Supreme Court Justice Antonin Scalia, an arch conservative, died in February 2015. It is the president's constitutional responsibility to nominate a replacement and Obama duly suggested Merrick Garland in March 2015.
But the Senate judiciary committee, which decides whether to give the go-ahead for a vote in the wider Senate, refused to hold any hearings. They said because an election was approaching, the decision should be postponed until there was a new president. "The American people should have a voice in the selection of their next Supreme Court Justice," said the Republican Senate Majority Leader Mitch McConnell.
Together with Senate Judiciary Committee Chairman Chuck Grassley, McConnell blocked Obama's nomination.
While ethically dubious it is technically legal and the ninth post on Supreme Court remains empty without Senate approval.
With Trump's election this week the Republicans now hold both the White House and the Senate, paving the way for a conservative appointment tilting the balance of the court towards the right.
A conservative dominated court could have serious implications. Simply put, "if you have a conservative court, you are going to have more conservative decisions," said Kerri Kupec, a lawyer with the Alliance Defending Freedom, a conservative Christian legal group involved in religious rights cases.
First, a number of Obama's key initiatives are tied up in legal challenges and are now more likely to lose. These include his signature 2010 healthcare law, his plan to combat climate change, his executive action on immigration and his transgender rights policy.
A major upcoming issue is whether business owners who oppose same-sex marriage can object on religious grounds to providing services to gay couples. One dispute concerns a baker in Colorado, while another involves a florist in Washington state.
On top of that a conservative court would probably be favourable toward gun rights, sceptical of abortion and supportive of the death penalty when it came to legal cases involving these issues.
But with three judges 78 or older including 83-year-old liberal Ruth Bader Ginsburg, whom Trump called on to resign in July after she called him a "faker", Trump's administration could make further appointments.
Fellow liberal Stephen Breyer is 78, while conservative Anthony Kennedy is 80.
If these three retired or died in the next four years the Trump administration appointments could dominate the court for decades to come.
Trump has already issued a list of 21 judges, mainly federal judges appointed by President George W Bush and state court judges, he said he would consider to fill Scalia's vacancy. All have conservative credentials on such issues as abortion, birth control and gun rights.
The case that could be affected soonest by Trump's win involves transgender rights. The court on October 28 took up a case concerning a female-born transgender high school student named Gavin Grimm, who identifies as male and sued in 2015 to win the right to use the school's boys' bathroom. Grimm is backed by the Obama administration.
No date has been set for the argument in the case. The court could potentially delay acting until it has nine justices.

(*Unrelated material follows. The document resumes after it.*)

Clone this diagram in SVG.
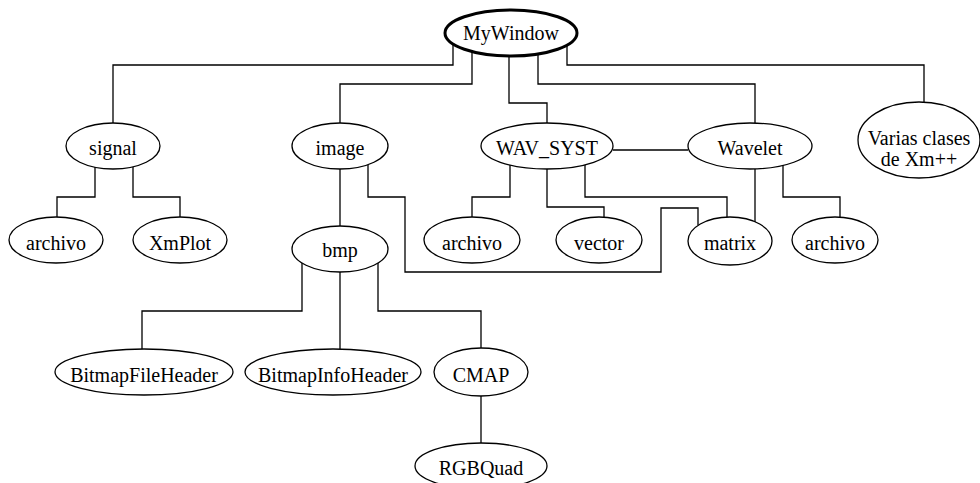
<svg xmlns="http://www.w3.org/2000/svg" width="980" height="483" viewBox="0 0 980 483">
<style>
.n ellipse{fill:#fff;stroke:#000;stroke-width:1.3}
.n text{font-size:20px;text-anchor:middle;fill:#000}
#root ellipse{stroke-width:3}
#edges polyline{fill:none;stroke:#000;stroke-width:1.3}
</style>
<rect width="980" height="483" fill="#fff"/>
<g id="edges">
<polyline points="453,44 453,65 113,65 113,123"/>
<polyline points="472,52 472,84 340,84 340,123"/>
<polyline points="509,56 509,103 547,103 547,123"/>
<polyline points="538,54 538,84 755,84 755,123.5"/>
<polyline points="567,45 567,65 924,65 924,102"/>
<polyline points="613,150 688,150"/>
<polyline points="95,167 95,197 57,197 57,217"/>
<polyline points="133,167 133,197 180,197 180,217"/>
<polyline points="340,169 340,226"/>
<polyline points="368,165 368,197 405,197 405,272 661,272 661,208 698,208 698,225"/>
<polyline points="510,165 510,197 472,197 472,217"/>
<polyline points="547,169 547,207 604,207 604,217"/>
<polyline points="585,165 585,197 727,197 727,217"/>
<polyline points="755,169 755,223"/>
<polyline points="783,165 783,197 840,197 840,217"/>
<polyline points="302,263 302,311 142,311 142,349"/>
<polyline points="340,272 340,349"/>
<polyline points="378,263 378,311 481,311 481,348"/>
<polyline points="481,396 481,443"/>
</g>
<g font-family="'Liberation Serif', 'Times New Roman', 'DejaVu Serif', serif">
<g id="root" class="n"><ellipse cx="511" cy="33" rx="66" ry="23"/><text x="511" y="40">MyWindow</text></g>
<g id="signal" class="n"><ellipse cx="113" cy="146" rx="47" ry="23"/><text x="113" y="155">signal</text></g>
<g id="image" class="n"><ellipse cx="340" cy="146" rx="48" ry="23"/><text x="340" y="155">image</text></g>
<g id="wavsyst" class="n"><ellipse cx="547" cy="146" rx="66" ry="23"/><text x="547" y="155">WAV_SYST</text></g>
<g id="wavelet" class="n"><ellipse cx="750" cy="146" rx="62" ry="23"/><text x="750" y="155">Wavelet</text></g>
<g id="varias" class="n"><ellipse cx="919" cy="140" rx="61" ry="38"/><text x="919" y="145">Varias clases</text><text x="919" y="166">de Xm++</text></g>
<g id="archivo1" class="n"><ellipse cx="56" cy="240" rx="47" ry="23"/><text x="56" y="250">archivo</text></g>
<g id="xmplot" class="n"><ellipse cx="180" cy="240" rx="47" ry="23"/><text x="180" y="250">XmPlot</text></g>
<g id="archivo2" class="n"><ellipse cx="472" cy="240" rx="48" ry="23"/><text x="472" y="250">archivo</text></g>
<g id="vector" class="n"><ellipse cx="599" cy="240" rx="43" ry="23"/><text x="599" y="250">vector</text></g>
<g id="matrix" class="n"><ellipse cx="730" cy="241" rx="42" ry="24"/><text x="730" y="250">matrix</text></g>
<g id="archivo3" class="n"><ellipse cx="835" cy="240" rx="43" ry="23"/><text x="835" y="250">archivo</text></g>
<g id="bmp" class="n"><ellipse cx="340" cy="249" rx="48" ry="23"/><text x="340" y="257">bmp</text></g>
<g id="bfh" class="n"><ellipse cx="144" cy="372" rx="89" ry="23"/><text x="144" y="382">BitmapFileHeader</text></g>
<g id="bih" class="n"><ellipse cx="333" cy="372" rx="88" ry="23"/><text x="333" y="382">BitmapInfoHeader</text></g>
<g id="cmap" class="n"><ellipse cx="481" cy="372" rx="47" ry="24"/><text x="481" y="382">CMAP</text></g>
<g id="rgbquad" class="n"><ellipse cx="481" cy="466" rx="66" ry="23"/><text x="481" y="475">RGBQuad</text></g>
</g>
</svg>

A ruling could resolve similar litigation around the country over an Obama administration directive saying schools should allow transgender students to use the bathroom of their choosing.
Trump has said he would rescind the directive. He also has said he would rescind Obama's executive action to protect millions of immigrants in the country illegally from deportation and give them work permits, which was put on hold by the courts while the administration fights to revive it.
Trump is also expected to overturn major regulations put in place under Obama, including the Clean Power Plan to curb greenhouse emissions mainly from coal-fired power plants. That process takes time, meaning the Supreme Court could potentially rule on a legal challenge to the Clean Power Plan before Trump can dump it. The case is pending before an appeals court in Washington.
White evangelicals voted for Trump largely based on his promises over the Supreme Court. And it is plausible Trump could make up to four appointments to the court in his time as president.
The evangelical gamble paid off. It looks like they have control of the court for the foreseeable future.